The next day we headed further north to Brigham City. We went to a birthday lunch for Leif's grandpa. Good company and good food! From there we went to his grandpa's house and played in the leaves. That was only the second time in my life that I've played in leaves. It was again, a lot of fun and good memories. After we played for a while we walked over to the cemetery. We took some time at the girls grave. I brought two little stones that said Peace and Love to set on their headstone. Leif surprised me with a rose for me and a bouquet of flowers for the girls. It was very sweet! We of course took pictures and talked a bit about the journey with the twins. Jakob is becoming a lot more aware of the fact that he has sisters. Sometimes he will randomly mention them and talk about how he misses them. Family ties are an eternal bond that we can't really comprehend in this realm of life.

On our way home from Brigham City we stopped at Deseret Book. I am so excited about my purchases! I bought a new set of scriptures. But I also bought a replica version of the original Book of Mormon. It reads like a story rather then verse by verse. I LOVE It!!! I am able to just sit down and read as if I am reading a novel. Love It!!

Sunday morning we had a brunch with my family (those of us who are around.) My mom made taco soup in a bread bowl, MMM! We then ate huge ice cream sundays, Delicious!! We drew names for Christmas (as siblings.) (Everyone call mom to find out who you have:)

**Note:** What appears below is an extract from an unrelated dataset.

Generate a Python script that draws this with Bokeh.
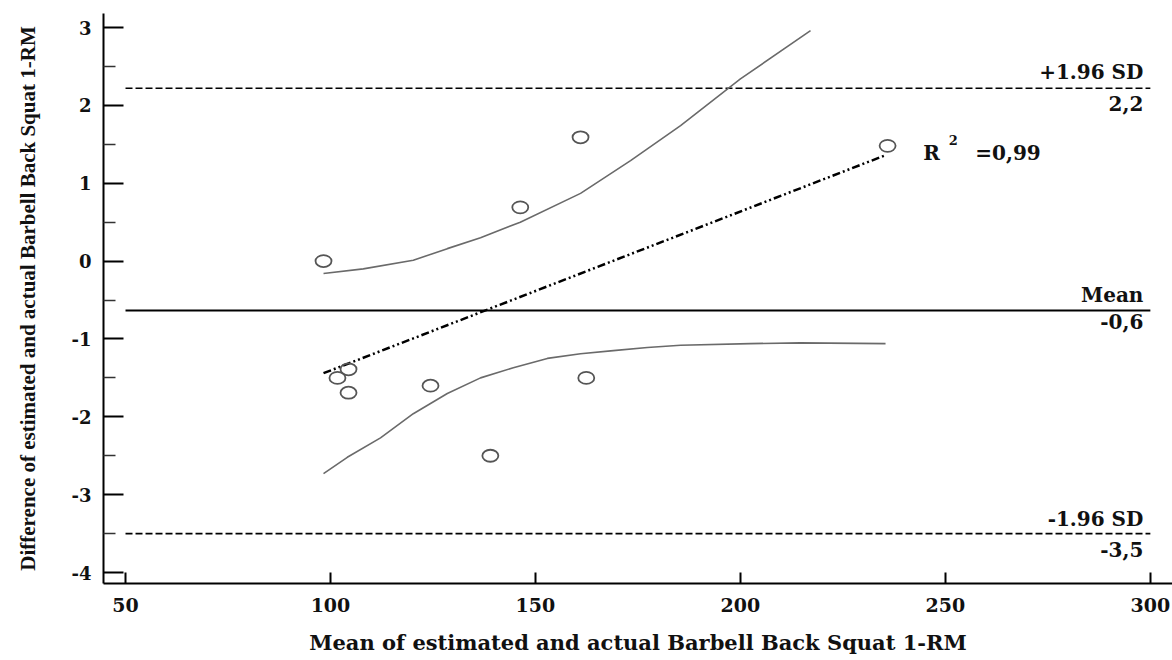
from bokeh.plotting import figure
from bokeh.models import FixedTicker, Label, Range1d, ColumnDataSource
from bokeh.embed import file_html
from bokeh.resources import INLINE

# ---- data ----
pts_x = [98.3, 146.3, 161.0, 235.9, 104.4, 101.7, 104.4, 124.4, 162.4, 139.0]
pts_y = [0.0, 0.69, 1.59, 1.48, -1.39, -1.50, -1.69, -1.60, -1.50, -2.50]

mean_diff = -0.635
upper_loa = 2.22
lower_loa = -3.50
line_x = [50, 300]

reg_x = [98.3, 235.4]
reg_y = [-1.44, 1.36]

ci_up_x = [98.3, 108.0, 120.2, 128.5, 136.6, 146.3, 161.0, 173.2, 185.4, 200.0, 217.1]
ci_up_y = [-0.16, -0.10, 0.01, 0.16, 0.30, 0.50, 0.87, 1.29, 1.74, 2.34, 2.96]

ci_lo_x = [98.3, 104.1, 112.2, 120.2, 128.5, 136.6, 144.6, 152.9, 161.0, 169.0, 177.3,
           185.4, 202.4, 214.6, 235.4]
ci_lo_y = [-2.73, -2.52, -2.27, -1.96, -1.70, -1.50, -1.37, -1.25, -1.19, -1.15, -1.11,
           -1.08, -1.06, -1.05, -1.06]

x_ticks = [50, 100, 150, 200, 250, 300]
y_ticks = [-4, -3, -2, -1, 0, 1, 2, 3]
y_minor = [-3.5, -2.5, -1.5, -0.5, 0.5, 1.5, 2.5]
y_tick_labels = ["-4", "-3", "-2", "-1", "0", "1", "2", "3"]

SERIF = "Liberation Serif"
WIDE = "DejaVu Serif"

p = figure(width=1172, height=660, output_backend="svg", toolbar_location=None,
           x_range=Range1d(44.63, 305.4), y_range=Range1d(-4.141, 3.18),
           min_border_left=103, min_border_right=0, min_border_top=13, min_border_bottom=77)
p.outline_line_color = None
p.xgrid.visible = False
p.ygrid.visible = False
p.background_fill_color = "white"
p.border_fill_color = "white"

# axes
xa = p.xaxis[0]
xa.ticker = FixedTicker(ticks=x_ticks, minor_ticks=[])
xa.axis_line_width = 2
xa.axis_line_color = "black"
xa.major_tick_in = 11
xa.major_tick_out = 0
xa.major_tick_line_width = 2
xa.minor_tick_line_color = None
xa.major_label_standoff = 14
xa.major_label_text_font = WIDE
xa.major_label_text_font_style = "bold"
xa.major_label_text_font_size = "19px"
xa.major_label_text_color = "#111111"
xa.axis_label = "Mean of estimated and actual Barbell Back Squat 1-RM"
xa.axis_label_text_font = WIDE
xa.axis_label_text_font_style = "bold"
xa.axis_label_text_font_size = "21px"
xa.axis_label_text_color = "#111111"
xa.axis_label_standoff = 15

ya = p.yaxis[0]
ya.ticker = FixedTicker(ticks=y_ticks, minor_ticks=y_minor)
ya.major_label_overrides = {t: s for t, s in zip(y_ticks, y_tick_labels)}
ya.axis_line_width = 2
ya.axis_line_color = "black"
ya.major_tick_in = 20
ya.major_tick_out = 0
ya.major_tick_line_width = 2
ya.minor_tick_in = 12
ya.minor_tick_out = 0
ya.minor_tick_line_width = 1.5
ya.minor_tick_line_color = "#333333"
ya.major_label_standoff = 12
ya.major_label_text_font = WIDE
ya.major_label_text_font_style = "bold"
ya.major_label_text_font_size = "18px"
ya.major_label_text_color = "#111111"
ya.axis_label = "Difference of estimated and actual Barbell Back Squat 1-RM"
ya.axis_label_text_font = SERIF
ya.axis_label_text_font_style = "bold"
ya.axis_label_text_font_size = "21px"
ya.axis_label_text_color = "#111111"
ya.axis_label_standoff = 29

# limits of agreement and mean
p.line(line_x, [upper_loa, upper_loa], line_color="black", line_width=1.6, line_dash="7 3")
p.line(line_x, [lower_loa, lower_loa], line_color="black", line_width=1.6, line_dash="7 3")
p.line(line_x, [mean_diff, mean_diff], line_color="black", line_width=2)

# confidence curves
p.line(ci_up_x, ci_up_y, line_color="#6a6a6a", line_width=1.6)
p.line(ci_lo_x, ci_lo_y, line_color="#6a6a6a", line_width=1.6)

# regression line
p.line(reg_x, reg_y, line_color="black", line_width=2.5, line_dash="8 3 2 3 2 3")

# points
src = ColumnDataSource(dict(x=pts_x, y=pts_y))
p.ellipse(x="x", y="y", width=16, height=12, width_units="screen", height_units="screen",
          source=src, fill_color=None, line_color="#555555", line_width=1.8)

def lab(x, y, text, size="20px", align="right"):
    p.add_layout(Label(x=x, y=y, text=text, text_align=align, text_baseline="middle",
                       text_font=WIDE, text_font_style="bold", text_font_size=size,
                       text_color="#111111"))

lab(298.3, 2.43, "+1.96 SD")
lab(298.3, 2.02, "2,2")
lab(298.3, -0.44, "Mean")
lab(298.3, -0.78, "-0,6")
lab(298.3, -3.31, "-1.96 SD")
lab(298.3, -3.70, "-3,5")
lab(244.6, 1.382, "R", align="left")
lab(250.8, 1.549, "2", size="13px", align="left")
lab(257.3, 1.382, "=0,99", align="left")

open("out.html", "w").write(file_html(p, INLINE))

We headed out after lunch and drove home in a down pour of rain until Fillmore. I bought the book on CD Tennis Shoes Among the Nephites. We had a good time listening to that on the drive. Good series! We got home that evening and immediately, it was Back to Reality! Our fridge went out while we were gone.:( So we lost some of the food in it and now we need a new one. Luckily, there's an extra one down stairs until we can get one that is the right size for our family.
Right now I'm working on catching up with homework and putting my house together. Wish me luck!